Ted Klaus, the meticulous chief engineer of what will surely emerge as the automotive star of 2015, is the picture of calm, though developing the 2016 NSX remains chaotic.

"I am just so happy I am not working on weed whackers," says the American-born Klaus, 25 years with Honda and now leader of the team reinvigorating the Acura brand and all of Honda Motor itself with this new Acura NSX.

He took on this project back in 2011, months before Acura unwrapped the first NSX show car at the 2012 Detroit auto show. Chief executive Takanobu Ito told Klaus to create a car that unleashes the passion of the entire company.

"We're a mobility company. We want to move your body, but honestly, we want to move your soul. Your body just comes with it," says a measured Klaus about the second-generation NSX that is expected to be in showrooms later this year.

The NSX means everything to Honda Motor and here's why: In the spring of 2011, coming out of a global recession, Japan was devastated by an earthquake that triggered the Fukushima nuclear disaster. Honda's R&D facilities were largely wiped out.

We've since learned that Honda's engineers courageously pitched Ito on the idea of an exotic sports car just weeks after the quake, even as Honda struggled to begin rebuilding. Ito reportedly gave full approval late in 2011.

The result was the spectacular NSX shown at Detroit's motor show. The NSX embodies the latest possible in a 21st-century supercar, though it's not from an exotic car maker. And not from Ford, either.
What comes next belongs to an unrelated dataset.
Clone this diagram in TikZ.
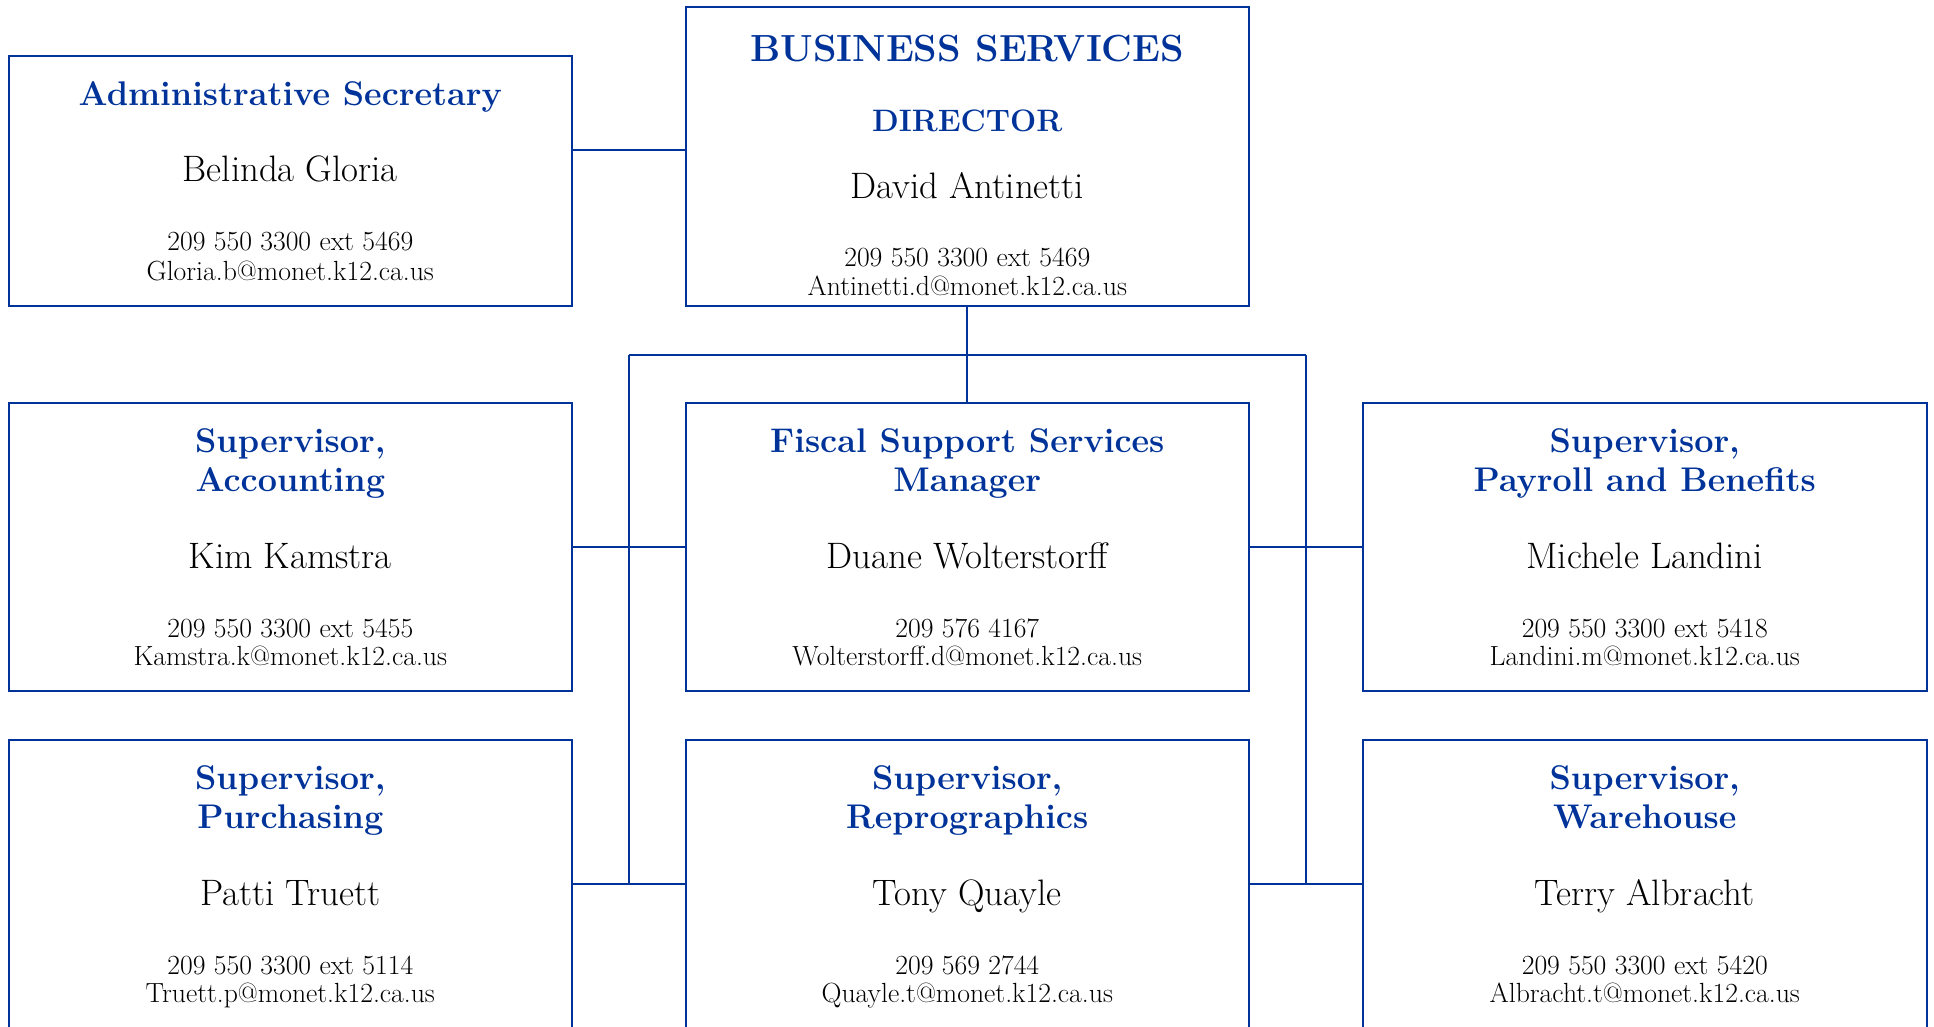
\documentclass[tikz,border=0pt]{standalone}
\definecolor{orgblue}{RGB}{0,51,153}
\tikzset{
  card/.style={draw=orgblue, line width=2pt, rectangle, inner sep=0pt, minimum width=563.5pt, minimum height=287.5pt},
  link/.style={draw=orgblue, line width=2pt},
  ttl/.style={anchor=base, inner sep=0pt, text=orgblue, font=\fontsize{34.2}{40}\selectfont\bfseries},
  bigttl/.style={anchor=base, inner sep=0pt, text=orgblue, font=\fontsize{37.8}{44}\selectfont\bfseries},
  dirttl/.style={anchor=base, inner sep=0pt, text=orgblue, font=\fontsize{31}{36}\selectfont\bfseries},
  nm/.style={anchor=base, inner sep=0pt, font=\fontsize{36.8}{40}\selectfont},
  ct/.style={anchor=base, inner sep=0pt, font=\fontsize{27.7}{30}\selectfont},
}
\newcommand\stdcard[8]{%
  \node[card] (#1) at (#2, #3+143.75) {};
  \node[ttl] (#1-ta) at ([yshift=-50.5pt]#1.north) {#4};
  \node[ttl] (#1-tb) at ([yshift=-89.4pt]#1.north) {#5};
  \node[nm]  (#1-nm) at ([yshift=-166.3pt]#1.north) {#6};
  \node[ct]  (#1-ph) at ([yshift=-235.2pt]#1.north) {#7};
  \node[ct]  (#1-em) at ([yshift=-263.8pt]#1.north) {#8};
}
\begin{document}
\begin{tikzpicture}[x=1pt, y=-1pt]
\useasboundingbox (0,0) rectangle (1934,1026);
\clip (0,0) rectangle (1934,1026);

% Administrative Secretary
\node[card, minimum height=250.5pt] (admin) at (290.3,180.75) {};
\node[ttl] (admin-t) at ([yshift=-50.5pt]admin.north) {Administrative Secretary};
\node[nm]  (admin-nm) at ([yshift=-127.2pt]admin.north) {Belinda Gloria};
\node[ct]  (admin-ph) at ([yshift=-196.2pt]admin.north) {209 550 3300 ext 5469};
\node[ct]  (admin-em) at ([yshift=-225.5pt]admin.north) {Gloria.b@monet.k12.ca.us};

% Director
\node[card, minimum height=298.6pt] (bus) at (967.25,156.7) {};
\node[bigttl] (bus-ta) at ([yshift=-55.3pt]bus.north) {BUSINESS SERVICES};
\node[dirttl] (bus-tb) at ([yshift=-125pt]bus.north) {DIRECTOR};
\node[nm] (bus-nm) at ([yshift=-192pt]bus.north) {David Antinetti};
\node[ct] (bus-ph) at ([yshift=-260.3pt]bus.north) {209 550 3300 ext 5469};
\node[ct] (bus-em) at ([yshift=-289.3pt]bus.north) {Antinetti.d@monet.k12.ca.us};

% Row 2
\stdcard{acct}{290.3}{403}{Supervisor,}{Accounting}{Kim Kamstra}{209 550 3300 ext 5455}{Kamstra.k@monet.k12.ca.us}
\stdcard{fiscal}{967.25}{403}{Fiscal Support Services}{Manager}{Duane Wolterstorff}{209 576 4167}{Wolterstorff.d@monet.k12.ca.us}
\stdcard{pay}{1644.75}{403}{Supervisor,}{Payroll and Benefits}{Michele Landini}{209 550 3300 ext 5418}{Landini.m@monet.k12.ca.us}

% Row 3
\stdcard{purch}{290.3}{740}{Supervisor,}{Purchasing}{Patti Truett}{209 550 3300 ext 5114}{Truett.p@monet.k12.ca.us}
\stdcard{repro}{967.25}{740}{Supervisor,}{Reprographics}{Tony Quayle}{209 569 2744}{Quayle.t@monet.k12.ca.us}
\stdcard{ware}{1644.75}{740}{Supervisor,}{Warehouse}{Terry Albracht}{209 550 3300 ext 5420}{Albracht.t@monet.k12.ca.us}

% Connectors
\coordinate (ac) at (0,150.4);
\coordinate (bl) at (629,355);
\coordinate (br) at (1306,355);
\draw[link] (admin.east |- ac) -- (bus.west |- ac);
\draw[link] (bus.south) -- (fiscal.north);
\draw[link] (bl) -- (br);
\draw[link] (bl) -- (bl |- purch.east);
\draw[link] (br) -- (br |- ware.west);
\draw[link] (acct.east) -- (fiscal.west);
\draw[link] (fiscal.east) -- (pay.west);
\draw[link] (purch.east) -- (repro.west);
\draw[link] (repro.east) -- (ware.west);
\end{tikzpicture}
\end{document}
Ford's GT super car, with its Kardashian rear end, also arrived in Detroit, yet it seems more Model T than GT compared with the slim-hipped NSX.

Why? Electrification.

The rear-drive GT is powered by a twin-turbo V-6 mated to a seven-speed dual-clutch gearbox. Nothing new or novel there. The NSX is an all-wheel-drive advanced hybrid with two electric motors at the front and a third between the gas engine and the nine-speed gearbox. Acura's 550-horsepower drive technology is a generation ahead of Ford's 600-plus hp, period.

Of course, both designs are sleek, but the Acura's is an impossibly low creation wrapped around an aluminum-intensive space frame to which are attached an aluminum hood and doors. The feathery body panels are made of sheet moulding composite (SMC); the floor is carbon fibre.

Klaus will not confirm the 550-hp number, but promises performance to please the enthusiastic, sophisticated driver. The fact this NSX is a hybrid may be incidental to the car's broader mission – the perfect integration of man and racy machine – but it's nonetheless a step up from the GT. Klaus, however, won't be drawn into comparisons with Ford's super car.

"I am agnostic towards what type of [drive train] technology," he says. "A modern NSX – the X stands for experimental – has to maintain the fundamentals of a light and rigid chassis, but then you have to still experiment with technologies. Just throw them on there? No, no, no, no, no. But if they prove to be good, then use them."

Honda is using its hybrid skills to create a gem, likely priced at $150,000 (U.S.), to compete against the Porsche 918 Spyders and Ferrari LaFerraris of the world. This, from the builder ofCivics and from an Acura brand lacking the muscle to rival BMW or Mercedes-Benz.

Audacious. Indeed, the development has been done in Honda's centre in Ohio and the car will be assembled in a new plant near Marysville, Ohio, perhaps eight cars a day. Klaus, fluent in Japanese, shies away from sharing too many technical details, but insists the emphasis is not on raw power.

"The peak power is never really the issue in any machine; it's not the key to the driving experience," he says. "The broad power delivery and the immediacy of the power delivery really are what matters. When you need power [with this car], you have it. When you need to drive the car with your right foot or your left foot, or this foot [pointing to his heart] you have it."

Early prediction: Car of the year, perhaps the decade. Sorry, Ford.